In this post, I will present a few training guidelines designed to reduce the chances of overtraining the upper body.
1.The front deltoid is easy to overtrain.
Every pushing exercise works the anterior deltoids. As a result, you have to be careful when planning your pushing routine.
The keys to success are proper exercise selection and adequate recovery.
A poor upper body routine could like this:
Day 1: Bench press, Chest flys, Dips /Chest day/
Day 2: Rest/Legs/Back
Day 3: Overhead press, Front Raises, Hammer Strength overhead presses /Shoulders day/
Day 4: Rest/Legs/Back
Day 5: Close grip bench press, Overhead triceps extensions /Arm day/
Day 6&7: Rest
The routine above hits the front deltoids 3 days a week with heavy compound exercises. Unless you’re conditioned to handle the volume, your training will result in overtrained shoulders. A more sensible routine would look like this:
Day 1: Bench press, Dips
Day 2: Rest/Legs
Day 3: Rest/Back
Day 4: Overhead press
The overhead press is left as the only shoulder exercise because that’s all most people need. The close grip bench press is removed too. If you want to do it, you can do so on your chest day after your main bench press sets.
The second routine works the front deltoids hard too, but only twice a week. Moreover, movements like chest flys and front raises are removed because they are not essential and fatigue the area even further.
Note: The above is just an example. I don’t claim that it’s the best routine in the world.
Alternating exercises – Mark Rippetoe’s method
Another way to provide recovery for the shoulder is to alternate the bench press and the overhead press.
Day 1: Bench press | Day 2: Rest | Day 3: Overhead press | Day 4: Rest | Day 5: Bench press
Day 1: Overhead press | Day 2: Rest | Day 3: Bench press | Day 4: Rest | Day 5: Overhead press
The first week, you bench press twice and press overhead once. The next week, you switch it up.

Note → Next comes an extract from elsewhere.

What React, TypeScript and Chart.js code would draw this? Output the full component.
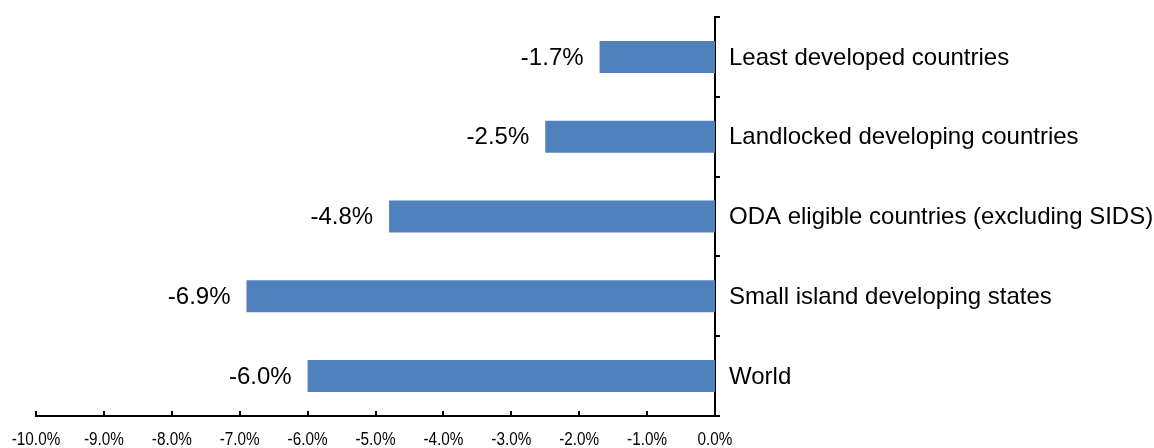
import React, { useEffect, useRef } from "react";
import { Chart, registerables } from "chart.js";

Chart.register(...registerables);

const categories: string[] = [
  "Least developed countries",
  "Landlocked developing countries",
  "ODA eligible countries (excluding SIDS)",
  "Small island developing states",
  "World",
];
const values: number[] = [-1.7, -2.5, -4.8, -6.9, -6.0];
const xMin = -10;
const xMax = 0;
const xStep = 1;

const fmt = (v: number) => (Math.abs(v) < 1e-9 ? 0 : v).toFixed(1) + "%";

const labelsPlugin = {
  id: "barLabels",
  afterDraw(chart: any) {
    const ctx = chart.ctx;
    const meta = chart.getDatasetMeta(0);
    const area = chart.chartArea;
    const xs = chart.scales.x;
    const ys = chart.scales.y;
    ctx.save();
    // data labels
    ctx.font = "24px 'Liberation Sans', Arial, sans-serif";
    ctx.fillStyle = "#000";
    ctx.textAlign = "right";
    ctx.textBaseline = "middle";
    meta.data.forEach((bar: any, i: number) => {
      ctx.fillText(fmt(values[i]), bar.x - 16, bar.y + 1);
    });
    // category labels
    ctx.textAlign = "left";
    categories.forEach((c, i) => {
      ctx.fillText(c, area.right + 14, ys.getPixelForValue(i) + 1);
    });
    // inward tick marks on x axis
    ctx.strokeStyle = "#000";
    ctx.lineWidth = 2;
    xs.ticks.forEach((t: any) => {
      const px = Math.round(xs.getPixelForValue(t.value));
      ctx.beginPath();
      ctx.moveTo(px, area.bottom);
      ctx.lineTo(px, area.bottom - 5);
      ctx.stroke();
    });
    // outward tick marks on y axis at category boundaries
    for (let i = 0; i <= categories.length; i++) {
      const py = Math.round(area.top + ((area.bottom - area.top) * i) / categories.length);
      ctx.beginPath();
      ctx.moveTo(area.right, py);
      ctx.lineTo(area.right + 5, py);
      ctx.stroke();
    }
    // x tick labels (condensed)
    ctx.font = "18px 'Liberation Sans', Arial, sans-serif";
    ctx.textAlign = "center";
    ctx.textBaseline = "middle";
    xs.ticks.forEach((t: any) => {
      const px = xs.getPixelForValue(t.value);
      ctx.save();
      ctx.translate(px, 440);
      ctx.scale(0.85, 1);
      ctx.fillText(fmt(t.value), 0, 0);
      ctx.restore();
    });
    ctx.restore();
  },
};

export default function App() {
  const ref = useRef<HTMLCanvasElement | null>(null);
  useEffect(() => {
    if (!ref.current) return;
    const chart = new Chart(ref.current, {
      type: "bar",
      data: {
        labels: categories,
        datasets: [
          {
            data: values,
            backgroundColor: "#4F81BD",
            borderWidth: 0,
            categoryPercentage: 0.401,
            barPercentage: 1,
          },
        ],
      },
      options: {
        indexAxis: "y",
        responsive: false,
        animation: false,
        layout: { padding: { left: 36, top: 17, right: 0, bottom: 0 } },
        plugins: { legend: { display: false }, tooltip: { enabled: false } },
        scales: {
          x: {
            type: "linear",
            min: xMin,
            max: xMax,
            position: "bottom",
            ticks: { display: false, stepSize: xStep },
            grid: { display: false },
            border: { display: true, color: "#000", width: 2 },
            afterFit: (s: any) => {
              s.height = 32;
            },
          },
          y: {
            position: "right",
            ticks: { display: false },
            grid: { display: false },
            border: { display: true, color: "#000", width: 2 },
            afterFit: (s: any) => {
              s.width = 439;
            },
          },
        },
      },
      plugins: [labelsPlugin],
    } as any);
    return () => chart.destroy();
  }, []);
  return (
    <div style={{ position: "fixed", left: 0, top: 0, width: 1154, height: 448, background: "#fff" }}>
      <canvas ref={ref} width={1154} height={448} />
    </div>
  );
}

This method is effective because the two exercises work the front deltoid from a different angle.
Note: Some coaches recommend running on uneven terrain to avoid overtraining. The idea is that a perfectly flat surface hits the joints from the same angle, which results in overtraining of specific parts. There’s definitely some truth to this idea, although one could argue that you cannot isolate as much. The idea behind alternating your pushing exercises is based on a similar principle.
2.The back is indestructible, but the elbows, shoulders, and wrists aren’t.
It’s almost impossible to overwork your lats and upper back. The blood supply of the area is great, and the musculature is very tough. However, the wrists, elbows, and shoulders are susceptible to injury.
For instance, your back muscles can handle five trucks of pull-ups in a relatively short time frame, but the elbows, the wrists, and the armpits will complain.
3.Limit the number of exercises.
Focus only on essential exercises. There is no need to satisfy the self-righteous ideas of every training guru.
4.Restrict your volume
Even if your exercise selection is perfect, a high-volume routine can result in severe overtraining. Be conservative, at least in the beginning.
5.Exercise order is also important
The order of your exercises should be based on two things – priority and mechanics. For example, if you want to excel at the bench press, it makes sense to do it before other pushing movements.